• _Set exercise_
Reproduce exactly, and nothing else, the lines from the one that contains "What Plotly code" through the one that contains "return (B - y) / (B - T)". Leave the pictures out.
## Begin
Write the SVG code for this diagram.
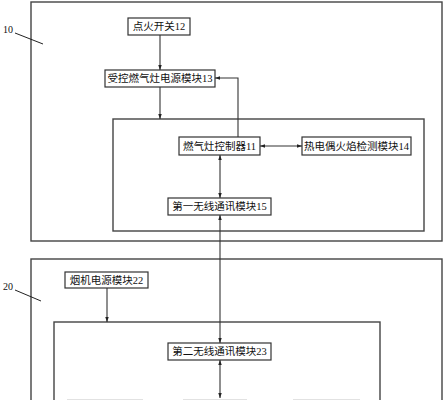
<svg xmlns="http://www.w3.org/2000/svg" width="445" height="400" viewBox="0 0 445 400">
<style>
.frame{fill:none;stroke:#444;stroke-width:1.4}
.box{fill:#fff;stroke:#333;stroke-width:1.2}
.t{font-family:"Liberation Serif","Noto Sans CJK SC",serif;font-size:10.5px;fill:#111;text-anchor:middle;dominant-baseline:central}
.lbl{font-family:"Liberation Serif",serif;font-size:10px;fill:#111}
.c{fill:none;stroke:#333;stroke-width:1.1}
.faint{fill:none;stroke:#e2e2e2;stroke-width:1}
</style>
<defs>
<marker id="ah" viewBox="0 0 10 10" refX="10" refY="5" markerWidth="5" markerHeight="5" orient="auto-start-reverse" markerUnits="userSpaceOnUse">
<path d="M0,1.5 L10,5 L0,8.5 z" fill="#222"/>
</marker>
</defs>
<g id="frame10">
<rect class="frame" x="31" y="2" width="411" height="239"/>
<text class="lbl" x="3" y="33">10</text>
<line x1="15" y1="33" x2="43" y2="44" stroke="#222" stroke-width="1"/>
<rect class="frame" x="113" y="119" width="311" height="112"/>
</g>
<g id="frame20">
<rect class="frame" x="31" y="259" width="411" height="160"/>
<text class="lbl" x="3" y="290">20</text>
<line x1="15" y1="290" x2="41" y2="301" stroke="#222" stroke-width="1"/>
<rect class="frame" x="54" y="322" width="326" height="100"/>
</g>
<g id="faint-bottom">
<line class="faint" x1="67" y1="399.5" x2="143" y2="399.5"/>
<line class="faint" x1="183" y1="399.5" x2="247" y2="399.5"/>
<line class="faint" x1="293" y1="399.5" x2="360" y2="399.5"/>
</g>
<g id="connectors">
<line class="c" x1="160" y1="35" x2="160" y2="70" marker-end="url(#ah)"/>
<line class="c" x1="160" y1="87" x2="160" y2="119" marker-end="url(#ah)"/>
<polyline class="c" points="238,137 238,78 215,78" marker-end="url(#ah)"/>
<line class="c" x1="260" y1="146" x2="302" y2="146" marker-start="url(#ah)" marker-end="url(#ah)"/>
<line class="c" x1="220" y1="155" x2="220" y2="198" marker-start="url(#ah)" marker-end="url(#ah)"/>
<line class="c" x1="220" y1="215" x2="220" y2="343" marker-start="url(#ah)" marker-end="url(#ah)"/>
<line class="c" x1="107" y1="288" x2="107" y2="322" marker-end="url(#ah)"/>
<line class="c" x1="220" y1="360" x2="220" y2="398" marker-start="url(#ah)" marker-end="url(#ah)"/>
</g>
<g id="n12">
<rect class="box" x="128" y="18" width="62" height="17"/>
<text class="t" x="159" y="26.5">点火开关12</text>
</g>
<g id="n13">
<rect class="box" x="105" y="70" width="110" height="17"/>
<text class="t" x="160" y="78.5">受控燃气灶电源模块13</text>
</g>
<g id="n11">
<rect class="box" x="179" y="137" width="81" height="18"/>
<text class="t" x="219.5" y="146">燃气灶控制器11</text>
</g>
<g id="n14">
<rect class="box" x="302" y="137" width="109" height="18"/>
<text class="t" x="356.5" y="146">热电偶火焰检测模块14</text>
</g>
<g id="n15">
<rect class="box" x="168" y="198" width="103" height="17"/>
<text class="t" x="219.5" y="206.5">第一无线通讯模块15</text>
</g>
<g id="n22">
<rect class="box" x="65" y="272" width="83" height="16"/>
<text class="t" x="106.5" y="280">烟机电源模块22</text>
</g>
<g id="n23">
<rect class="box" x="168" y="343" width="103" height="17"/>
<text class="t" x="219.5" y="351.5">第二无线通讯模块23</text>
</g>
</svg>
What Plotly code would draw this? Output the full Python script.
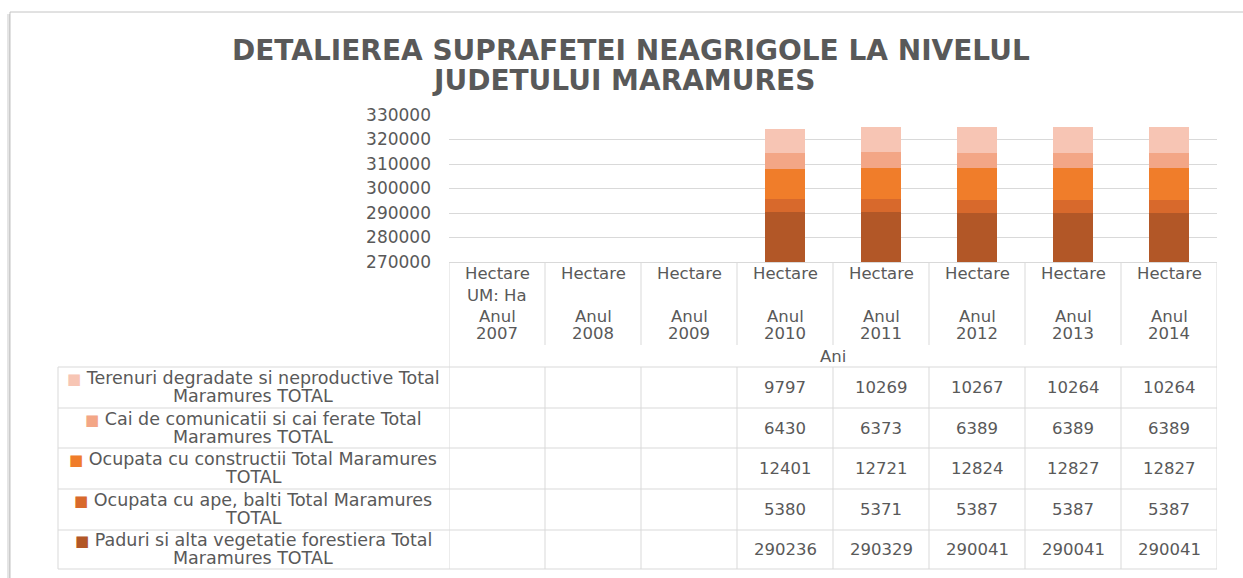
import plotly.graph_objects as go

# ---------------- data ----------------
years = ["2007", "2008", "2009", "2010", "2011", "2012", "2013", "2014"]
unit_row = ["Hectare"] * 8
um_row = ["UM: Ha", "", "", "", "", "", "", ""]
anul_row = ["Anul"] * 8

paduri = [None, None, None, 290236, 290329, 290041, 290041, 290041]
ape = [None, None, None, 5380, 5371, 5387, 5387, 5387]
constructii = [None, None, None, 12401, 12721, 12824, 12827, 12827]
cai = [None, None, None, 6430, 6373, 6389, 6389, 6389]
terenuri = [None, None, None, 9797, 10269, 10267, 10264, 10264]

# bottom-to-top stacking order: (label line 1, label line 2, values, colour)
series = [
    ("Paduri si alta vegetatie forestiera Total", "Maramures TOTAL", paduri, "#b25727"),
    ("Ocupata cu ape, balti Total Maramures", "TOTAL", ape, "#d8692c"),
    ("Ocupata cu constructii Total Maramures", "TOTAL", constructii, "#f07d2a"),
    ("Cai de comunicatii si cai ferate Total", "Maramures TOTAL", cai, "#f3a686"),
    ("Terenuri degradate si neproductive Total", "Maramures TOTAL", terenuri, "#f7c5b4"),
]

title_lines = ["DETALIEREA SUPRAFETEI NEAGRIGOLE LA NIVELUL", "JUDETULUI MARAMURES"]
axis_title = "Ani"

# ---------------- geometry helpers ----------------
W, H = 1243, 578
L, R, T, B = 449, 1217, 115, 262
FONT = "DejaVu Sans"
TXT = "#595959"
GRID = "#d9d9d9"


def px(x):
    return (x - L) / (R - L)


def py(y):
    return (B - y) / (B - T)


fig = go.Figure()
for l1, l2, vals, col in series:
    fig.add_trace(go.Bar(
        x=years, y=vals, name=l1 + " " + l2,
        marker=dict(color=col, line=dict(width=0)),
        width=0.42, showlegend=False,
        hovertemplate="%{x}: %{y}<extra></extra>",
    ))

shapes = []
# frame
shapes.append(dict(type="rect", xref="paper", yref="paper",
                   x0=px(10), x1=px(1290), y0=py(12), y1=py(620),
                   line=dict(color="#c4c4c4", width=1), layer="below"))
shapes.append(dict(type="line", xref="paper", yref="paper",
                   x0=px(8.5), x1=px(8.5), y0=py(14), y1=py(620),
                   line=dict(color="rgba(0,0,0,0.10)", width=3), layer="below"))


def hline(y, x0, x1):
    shapes.append(dict(type="line", xref="paper", yref="paper",
                       x0=px(x0), x1=px(x1), y0=py(y), y1=py(y),
                       line=dict(color=GRID, width=1)))


for y in [367, 408, 448, 489, 530, 569]:
    hline(y, 58, R)

n = len(years)
for i in range(n + 1):
    xb = i - 0.5
    if i in (0, n):
        segs = [(262, 569)]
    else:
        segs = [(262, 345), (367, 569)]
    for y0, y1 in segs:
        shapes.append(dict(type="line", xref="x", yref="paper",
                           x0=xb, x1=xb, y0=py(y0), y1=py(y1),
                           line=dict(color=GRID, width=1)))
shapes.append(dict(type="line", xref="paper", yref="paper",
                   x0=px(58), x1=px(58), y0=py(367), y1=py(569),
                   line=dict(color=GRID, width=1)))

ann = []
# title
for line, yc, xc in [(title_lines[0], 50, 631), (title_lines[1], 80, 623)]:
    ann.append(dict(text="<b>" + line + "</b>", xref="paper", yref="paper",
                    x=px(xc), y=py(yc), showarrow=False, xanchor="center", yanchor="middle",
                    font=dict(family=FONT, size=28, color=TXT)))

fs = 16.5
fl = 17.5
# category headers (category index positions)
for i, yr in enumerate(years):
    for txt, yc in [(unit_row[i], 273), (um_row[i], 295), (anul_row[i], 316), (yr, 333)]:
        if txt:
            ann.append(dict(text=txt, xref="x", yref="paper", x=i, y=py(yc),
                            showarrow=False, xanchor="center", yanchor="middle",
                            font=dict(family=FONT, size=fs, color=TXT)))
# axis title
ann.append(dict(text=axis_title, xref="paper", yref="paper", x=0.5, y=py(356),
                showarrow=False, xanchor="center", yanchor="middle",
                font=dict(family=FONT, size=fs, color=TXT)))

# data table rows (top to bottom)
row_centers = [387, 428, 468, 509, 549]
for (l1, l2, vals, col), yc in zip(series[::-1], row_centers):
    ann.append(dict(text="<span style='color:%s;font-size:15px'>■</span> %s" % (col, l1),
                    xref="paper", yref="paper", x=px(253), y=py(yc - 9),
                    showarrow=False, xanchor="center", yanchor="middle",
                    font=dict(family=FONT, size=fl, color=TXT)))
    ann.append(dict(text=l2, xref="paper", yref="paper", x=px(253), y=py(yc + 9),
                    showarrow=False, xanchor="center", yanchor="middle",
                    font=dict(family=FONT, size=fl, color=TXT)))
    for i, v in enumerate(vals):
        if v is not None:
            ann.append(dict(text=str(v), xref="x", yref="paper", x=i, y=py(yc),
                            showarrow=False, xanchor="center", yanchor="middle",
                            font=dict(family=FONT, size=fs, color=TXT)))

fig.update_layout(
    width=W, height=H, autosize=False,
    margin=dict(l=L, r=W - R, t=T, b=H - B),
    barmode="stack",
    plot_bgcolor="white", paper_bgcolor="white",
    font=dict(family=FONT, size=fs, color=TXT),
    shapes=shapes, annotations=ann,
    xaxis=dict(type="category", categoryorder="array", categoryarray=years,
               range=[-0.5, n - 0.5], showticklabels=False, ticks="",
               showgrid=False, showline=True, linecolor=GRID, linewidth=1,
               zeroline=False, fixedrange=True),
    yaxis=dict(range=[270000, 330000], dtick=10000, tickformat="d",
               showgrid=True, gridcolor=GRID, gridwidth=1, zeroline=False,
               showline=False, ticks="", ticklabelstandoff=17,
               tickfont=dict(family=FONT, size=17, color=TXT), fixedrange=True),
)

fig.write_html("out.html", config={"displayModeBar": False},
               post_script="document.body.style.margin='0';")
## End
• _Response below_
What Plotly code would draw this? Output the full Python script.
import plotly.graph_objects as go

# ---------------- data ----------------
years = ["2007", "2008", "2009", "2010", "2011", "2012", "2013", "2014"]
unit_row = ["Hectare"] * 8
um_row = ["UM: Ha", "", "", "", "", "", "", ""]
anul_row = ["Anul"] * 8

paduri = [None, None, None, 290236, 290329, 290041, 290041, 290041]
ape = [None, None, None, 5380, 5371, 5387, 5387, 5387]
constructii = [None, None, None, 12401, 12721, 12824, 12827, 12827]
cai = [None, None, None, 6430, 6373, 6389, 6389, 6389]
terenuri = [None, None, None, 9797, 10269, 10267, 10264, 10264]

# bottom-to-top stacking order: (label line 1, label line 2, values, colour)
series = [
    ("Paduri si alta vegetatie forestiera Total", "Maramures TOTAL", paduri, "#b25727"),
    ("Ocupata cu ape, balti Total Maramures", "TOTAL", ape, "#d8692c"),
    ("Ocupata cu constructii Total Maramures", "TOTAL", constructii, "#f07d2a"),
    ("Cai de comunicatii si cai ferate Total", "Maramures TOTAL", cai, "#f3a686"),
    ("Terenuri degradate si neproductive Total", "Maramures TOTAL", terenuri, "#f7c5b4"),
]

title_lines = ["DETALIEREA SUPRAFETEI NEAGRIGOLE LA NIVELUL", "JUDETULUI MARAMURES"]
axis_title = "Ani"

# ---------------- geometry helpers ----------------
W, H = 1243, 578
L, R, T, B = 449, 1217, 115, 262
FONT = "DejaVu Sans"
TXT = "#595959"
GRID = "#d9d9d9"


def px(x):
    return (x - L) / (R - L)


def py(y):
    return (B - y) / (B - T)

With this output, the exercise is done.